Emmanuel Macron a eu bien raison de rappeler à l’ordre ses partisans qui voulaient huer sa rivale Marine Le Pen. « Non, ne sifflez personne », a demandé le président français à la foule rassemblée au pied de la tour Eiffel pour écouter son discours de victoire.

Victoire, oui, sans aucun doute. Avec presque 59 % des voix, le président obtient un score fort honorable qui excède les prédictions des sondages les plus optimistes.

D’ailleurs, cette victoire de Macron dépasse les frontières de la France. C’en est aussi une pour l’Europe, pour l’Ukraine et, par ricochet, pour le Canada.

Malgré tout, on ne peut pas parler d’un triomphe pour le président qui se retrouve devant une France déchirée par les inégalités et une Europe déchirée par la guerre. Emmanuel Macron aura fort à faire pour recoudre les morceaux.

N’empêche, sa réélection est un bon signal pour l’Union européenne (UE), qui a du plomb dans l’aile depuis que le Royaume-Uni a décidé de faire cavalier seul, en 2020, avec son Brexit.

Même si Marine Le Pen ne prônait plus officiellement un retrait de l’UE, son positionnement en faveur de la souveraineté nationale se serait inscrit en porte-à-faux avec le droit européen.

De plus, son opposition au libre-échange, en général, aurait pu donner du fil à retordre aux exportateurs canadiens, notamment les éleveurs de bœufs que Mme Le Pen avait pris à partie lors du débat de la semaine dernière.

En reportant au pouvoir M. Macron, les Français ont donné leur appui à l’Europe et au libre-échange.

Mais on ne peut pas mettre sous le tapis le fait que Marine Le Pen a obtenu 41 % des votes – sept points de plus qu’à l’élection précédente – et que la majorité des Français (55 %) ont appuyé un parti de la gauche radicale ou de l’extrême droite au premier tour.

C’est un constat d’échec pour M. Macron, qui avait promis de contrer les dérives extrémistes.

Manifestement, le feu allumé par les gilets jaunes brûle toujours.

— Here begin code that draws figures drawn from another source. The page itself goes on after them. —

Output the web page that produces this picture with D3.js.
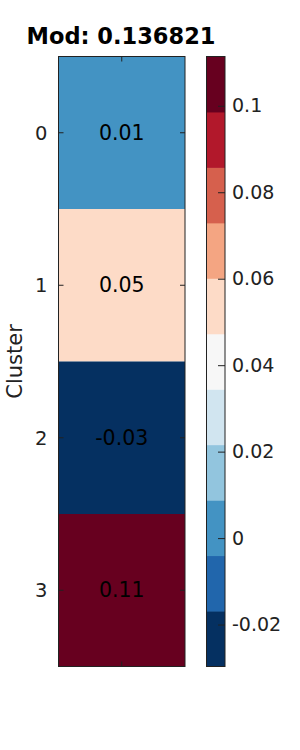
<!DOCTYPE html>
<html>
<head>
<meta charset="utf-8">
<script src="https://cdn.jsdelivr.net/npm/d3@7"></script>
<style>
  body { margin: 0; background: #fff; }
  text { font-family: "DejaVu Sans", sans-serif; }
</style>
</head>
<body>
<svg id="canvas" width="300" height="750"></svg>
<script>
var clusters = ['0', '1', '2', '3'];
var modValues = [0.0075, 0.0503, -0.0297, 0.1114];
var colorTicks = [-0.02, 0, 0.02, 0.04, 0.06, 0.08, 0.1];
var title = 'Mod: 0.136821';

var svg = d3.select('#canvas');

var mLeft = 58.5, mRight = 185, mTop = 56.5, mBottom = 666.5;
var cbLeft = 206.5, cbRight = 225;

var vmin = d3.min(modValues), vmax = d3.max(modValues);
var nBins = 11;
var palette = d3.schemeRdBu[11].slice().reverse();
var color = d3.scaleQuantize().domain([vmin, vmax]).range(palette);

var y = d3.scaleBand().domain(clusters).range([mTop, mBottom]);
var x = d3.scaleBand().domain(['']).range([mLeft, mRight]);

// heatmap cells
var cells = svg.append('g');
cells.selectAll('rect')
  .data(clusters)
  .enter()
  .append('rect')
  .attr('x', x(''))
  .attr('y', d => y(d))
  .attr('width', x.bandwidth())
  .attr('height', y.bandwidth())
  .attr('fill', (d, i) => color(modValues[i]));

cells.selectAll('text')
  .data(clusters)
  .enter()
  .append('text')
  .attr('x', x('') + x.bandwidth() / 2)
  .attr('y', d => y(d) + y.bandwidth() / 2)
  .attr('text-anchor', 'middle')
  .attr('dy', '0.35em')
  .style('font-size', '20.5px')
  .style('fill', '#000')
  .text((d, i) => modValues[i].toFixed(2));

// axes with inward ticks
var yAxis = svg.append('g')
  .attr('transform', 'translate(' + mLeft + ',0)')
  .call(d3.axisRight(y).tickSize(5).tickFormat(''));
var yAxisR = svg.append('g')
  .attr('transform', 'translate(' + mRight + ',0)')
  .call(d3.axisLeft(y).tickSize(5).tickFormat(''));
var xAxisT = svg.append('g')
  .attr('transform', 'translate(0,' + mTop + ')')
  .call(d3.axisBottom(x).tickSize(5).tickFormat(''));
var xAxisB = svg.append('g')
  .attr('transform', 'translate(0,' + mBottom + ')')
  .call(d3.axisTop(x).tickSize(5).tickFormat(''));
[yAxis, yAxisR, xAxisT, xAxisB].forEach(a => {
  a.select('.domain').remove();
  a.selectAll('line').style('stroke', '#222');
});

svg.append('rect')
  .attr('x', mLeft).attr('y', mTop)
  .attr('width', mRight - mLeft).attr('height', mBottom - mTop)
  .attr('fill', 'none').attr('stroke', '#222').attr('stroke-width', 1);

svg.append('g')
  .selectAll('text')
  .data(clusters)
  .enter()
  .append('text')
  .attr('x', 47.5)
  .attr('y', d => y(d) + y.bandwidth() / 2)
  .attr('dy', '0.35em')
  .attr('text-anchor', 'end')
  .style('font-size', '19.5px')
  .style('fill', '#222')
  .text(d => d);

svg.append('text')
  .attr('transform', 'translate(22,' + ((mTop + mBottom) / 2) + ') rotate(-90)')
  .attr('text-anchor', 'middle')
  .style('font-size', '21px')
  .style('fill', '#222')
  .text('Cluster');

svg.append('text')
  .attr('x', 121)
  .attr('y', 44)
  .attr('text-anchor', 'middle')
  .style('font-size', '22.5px')
  .style('font-weight', 'bold')
  .text(title);

// colorbar
var cy = d3.scaleLinear().domain([vmin, vmax]).range([mBottom, mTop]);
var binEdges = d3.range(nBins).map(i => vmin + (vmax - vmin) * i / nBins);
var binStep = (vmax - vmin) / nBins;

svg.append('g')
  .selectAll('rect')
  .data(binEdges)
  .enter()
  .append('rect')
  .attr('x', cbLeft)
  .attr('y', d => cy(d + binStep))
  .attr('width', cbRight - cbLeft)
  .attr('height', d => cy(d) - cy(d + binStep) + 0.5)
  .attr('fill', (d, i) => palette[i]);

svg.append('rect')
  .attr('x', cbLeft).attr('y', mTop)
  .attr('width', cbRight - cbLeft).attr('height', mBottom - mTop)
  .attr('fill', 'none').attr('stroke', '#222').attr('stroke-width', 1);

var cAxis = svg.append('g')
  .attr('transform', 'translate(' + cbRight + ',0)')
  .call(d3.axisRight(cy).tickValues(colorTicks).tickSize(-7).tickPadding(7)
    .tickFormat(d => String(d)));
cAxis.select('.domain').remove();
cAxis.selectAll('line').style('stroke', '#222');
cAxis.selectAll('text')
  .style('font-size', '19px')
  .style('fill', '#222')
  .style('font-family', '"DejaVu Sans", sans-serif');
</script>
</body>
</html>
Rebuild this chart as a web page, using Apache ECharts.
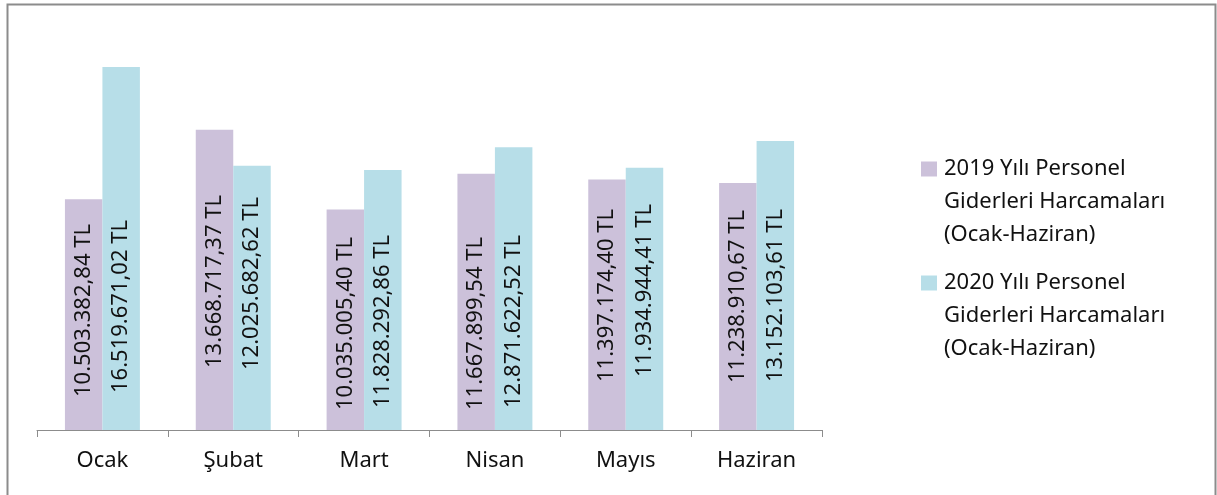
<!DOCTYPE html>
<html>
<head>
<meta charset="utf-8">
<title>Personel Giderleri</title>
<script src="https://cdn.jsdelivr.net/npm/echarts@6/dist/echarts.min.js"></script>
<style>
  html, body { margin: 0; padding: 0; background: #fff; }
  #main { width: 1217px; height: 495px; }
</style>
</head>
<body>
<div id="main"></div>
<script>
// aylar
const months = ['Ocak', 'Şubat', 'Mart', 'Nisan', 'Mayıs', 'Haziran']
const seriesNames = [
  '2019 Yılı Personel Giderleri Harcamaları (Ocak-Haziran)',
  '2020 Yılı Personel Giderleri Harcamaları (Ocak-Haziran)',
]
const values2019 = [10503382.84, 13668717.37, 10035005.40, 11667899.54, 11397174.40, 11238910.67]
const values2020 = [16519671.02, 12025682.62, 11828292.86, 12871622.52, 11934944.41, 13152103.61]

// etiketlerin bar tabanından uzaklığı (px)
const labelLift2019 = [33, 62, 20, 20, 48, 47]
const labelLift2020 = [37, 60, 22, 22, 53, 48]

const FONT = '"Noto Sans", "Open Sans", sans-serif'
const LINE_H = 33

// 10503382.84 -> "10.503.382,84 TL"
const trMoney = (v) => {
  const parts = v.toFixed(2).split('.')
  const intPart = parts[0].replace(/\B(?=(\d{3})+(?!\d))/g, '.')
  return intPart + ',' + parts[1] + ' TL'
}

const makeData = (values, lifts) =>
  values.map((v, i) => ({
    value: v,
    label: { distance: lifts[i] },
  }))

const barLabel = {
  show: true,
  position: 'insideBottom',
  rotate: 90,
  align: 'left',
  verticalAlign: 'middle',
  color: '#111',
  fontFamily: FONT,
  fontSize: 22,
  formatter: (p) => trMoney(p.value),
}

const chart = echarts.init(document.getElementById('main'))
chart.setOption({
  animation: false,
  backgroundColor: '#fff',
  graphic: [
    {
      type: 'rect',
      shape: { x: 7.5, y: 4.5, width: 1208, height: 500 },
      style: { fill: 'none', stroke: '#8c8c8c', lineWidth: 2 },
      silent: true,
    },
  ],
  grid: { left: 37, right: 395, top: 34.5, bottom: 65 },
  legend: {
    orient: 'vertical',
    left: 921,
    top: 86.5,
    padding: 0,
    itemGap: -51,
    itemWidth: 16,
    itemHeight: 15,
    icon: 'rect',
    selectedMode: false,
    data: seriesNames,
    // ikon ilk satırla hizalansın diye başa iki boş satır
    formatter: (name) =>
      '\n\n' + name.replace(' Personel ', ' Personel\n').replace(' (', '\n('),
    textStyle: {
      fontFamily: FONT,
      fontSize: 22,
      color: '#111',
      lineHeight: LINE_H,
      padding: [0, 0, 0, 2],
    },
  },
  xAxis: {
    type: 'category',
    data: months,
    axisLine: { lineStyle: { color: '#8c8c8c', width: 1 } },
    axisTick: { show: true, length: 7, lineStyle: { color: '#8c8c8c' } },
    axisLabel: {
      color: '#111',
      fontFamily: FONT,
      fontSize: 22,
      margin: 20,
    },
  },
  yAxis: {
    type: 'value',
    min: 0,
    max: 18000000,
    show: false,
    splitLine: { show: false },
  },
  series: [
    {
      name: seriesNames[0],
      type: 'bar',
      data: makeData(values2019, labelLift2019),
      itemStyle: { color: '#ccc1da' },
      barGap: '0%',
      barCategoryGap: '42.7%',
      label: barLabel,
    },
    {
      name: seriesNames[1],
      type: 'bar',
      data: makeData(values2020, labelLift2020),
      itemStyle: { color: '#b7dee8' },
      barGap: '0%',
      barCategoryGap: '42.7%',
      label: barLabel,
    },
  ],
})
</script>
</body>
</html>
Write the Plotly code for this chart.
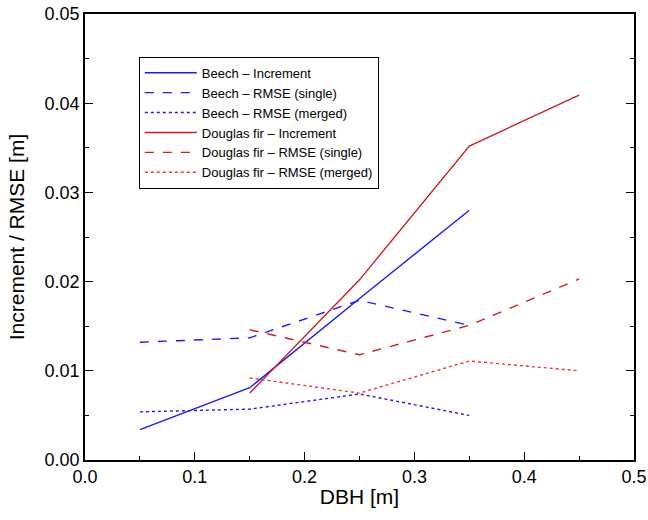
import plotly.graph_objects as go

dbh_beech = [0.05, 0.15, 0.25, 0.35]
dbh_fir = [0.15, 0.25, 0.35, 0.45]

beech_increment = [0.0034, 0.0081, 0.0181, 0.0280]
beech_rmse_single = [0.0132, 0.0137, 0.0179, 0.0151]
beech_rmse_merged = [0.0054, 0.0057, 0.0074, 0.0050]

fir_increment = [0.0075, 0.0202, 0.0352, 0.0409]
fir_rmse_single = [0.0146, 0.0118, 0.0151, 0.0203]
fir_rmse_merged = [0.0092, 0.0075, 0.0111, 0.0100]

blue = "#1a1aff"
red = "#cc2020"
red_dot = "#e83a3a"

fig = go.Figure()
series = [
    ("Beech \u2013 Increment", dbh_beech, beech_increment, blue, "solid"),
    ("Beech \u2013 RMSE (single)", dbh_beech, beech_rmse_single, blue, "dash"),
    ("Beech \u2013 RMSE (merged)", dbh_beech, beech_rmse_merged, blue, "dot"),
    ("Douglas fir \u2013 Increment", dbh_fir, fir_increment, red, "solid"),
    ("Douglas fir \u2013 RMSE (single)", dbh_fir, fir_rmse_single, red, "dash"),
    ("Douglas fir \u2013 RMSE (merged)", dbh_fir, fir_rmse_merged, red_dot, "dot"),
]
for name, x, y, c, d in series:
    fig.add_trace(go.Scatter(x=x, y=y, name=name, mode="lines",
                             line=dict(color=c, dash=d, width=1.4)))

fig.update_layout(
    width=648, height=520,
    margin=dict(l=85, r=14, t=14, b=60),
    paper_bgcolor="white", plot_bgcolor="white",
    font=dict(family="Liberation Sans, Arial", color="black"),
    showlegend=True,
    legend=dict(x=0.098, y=0.904, xanchor="left", yanchor="top",
                bgcolor="white", bordercolor="black", borderwidth=1,
                font=dict(size=13), tracegroupgap=0, itemwidth=52),
)
fig.update_xaxes(
    range=[0, 0.5], dtick=0.1, tickformat=".1f", automargin=False,
    showgrid=False, zeroline=False,
    showline=True, linecolor="black", linewidth=1.5, mirror=True,
    ticks="inside", ticklen=8, tickcolor="black",
    minor=dict(ticks="inside", ticklen=4, dtick=0.05, tickcolor="black", showgrid=False),
    tickfont=dict(size=18),
    title=dict(text="DBH [m]", font=dict(size=21), standoff=3),
)
fig.update_yaxes(
    range=[0, 0.05], dtick=0.01, tickformat=".2f", automargin=False,
    showgrid=False, zeroline=False,
    showline=True, linecolor="black", linewidth=1.5, mirror="ticks",
    ticks="inside", ticklen=8, tickcolor="black",
    minor=dict(ticks="inside", ticklen=4, dtick=0.005, tickcolor="black", showgrid=False),
    tickfont=dict(size=18),
    title=dict(text="Increment / RMSE [m]", font=dict(size=21), standoff=14),
)

fig.write_html("out.html", config={"displayModeBar": False},
               post_script="document.body.style.margin='0px';")
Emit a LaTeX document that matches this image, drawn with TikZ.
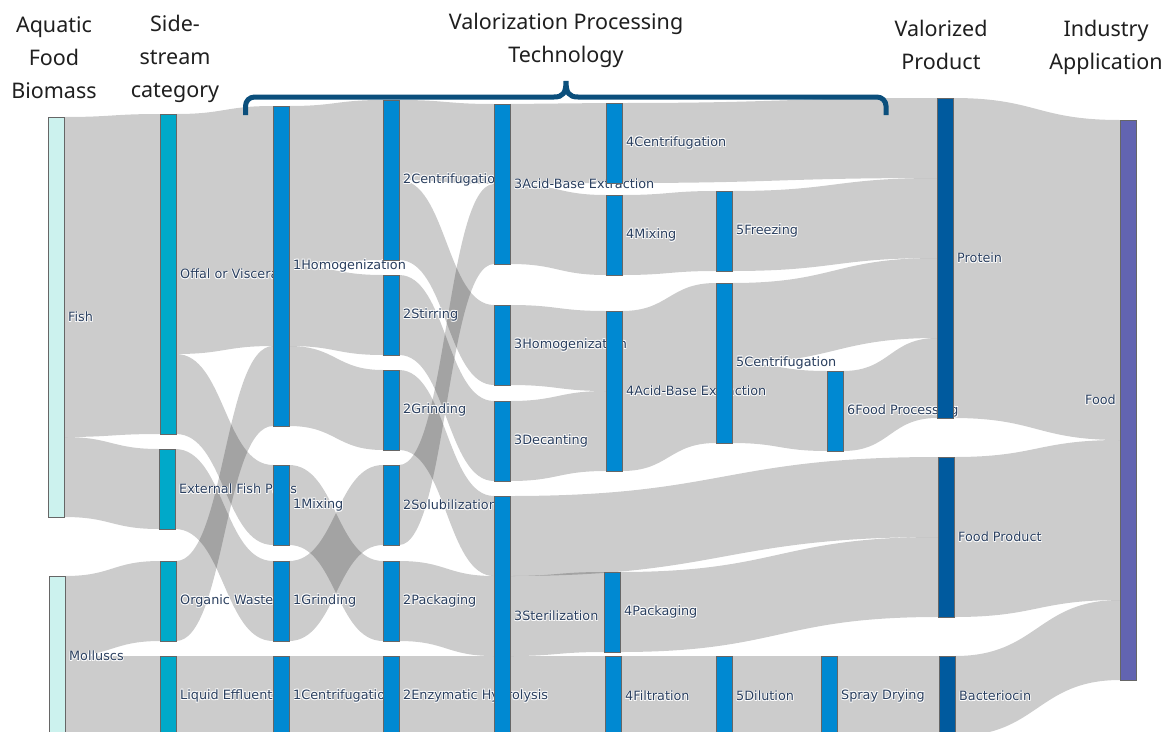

Dans certaines régions, les institutions disparaissent une à une, laissant des déserts médicaux et éducatifs, ce qui crée un sentiment d’exclusion chez les citoyens qui ont une dent contre les décisions prises par les politiciens, à Paris.

Leur colère « doit trouver une réponse », a admis M. Macron dans son discours.

La réélection est aussi de bon augure pour l’Ukraine, qui a grand besoin de la solidarité que les alliés lui ont offerte depuis le début de l’invasion russe, il y a deux mois.

L’élection de Mme Le Pen aurait créé une dangereuse brèche dans cette unité qui a permis d’établir des sanctions économiques contre la Russie et de fournir des armes afin que les Ukrainiens résistent à l’attaque, tant bien que mal.

La proximité de Marine Le Pen avec le régime autoritaire et tyrannique de Vladimir Poutine est absolument renversante, elle dont le parti politique a contracté un prêt auprès d’une banque russe proche du pouvoir.

On espère qu’Emmanuel Macron, qui s’était présenté comme l’interlocuteur de prédilection de Vladimir Poutine, pourra reprendre ses efforts diplomatiques là où il les a laissés, il y a deux semaines, pour se concentrer sur sa campagne électorale.

La France occupant la présidence de l’Union européenne jusqu’en juillet, il en aura la légitimité. Et depuis l’époque du général de Gaulle, la France a toujours cherché à se positionner comme une puissance indépendante voulant maintenir l’équilibre entre la Russie et les États-Unis.

Son rôle de médiateur ne sera pas aisé, alors que les Russes intensifient le combat. La situation sur le terrain dictera les négociations, d’où l’importance d’appuyer l’Ukraine le mieux possible. Tout en gardant espoir dans la diplomatie.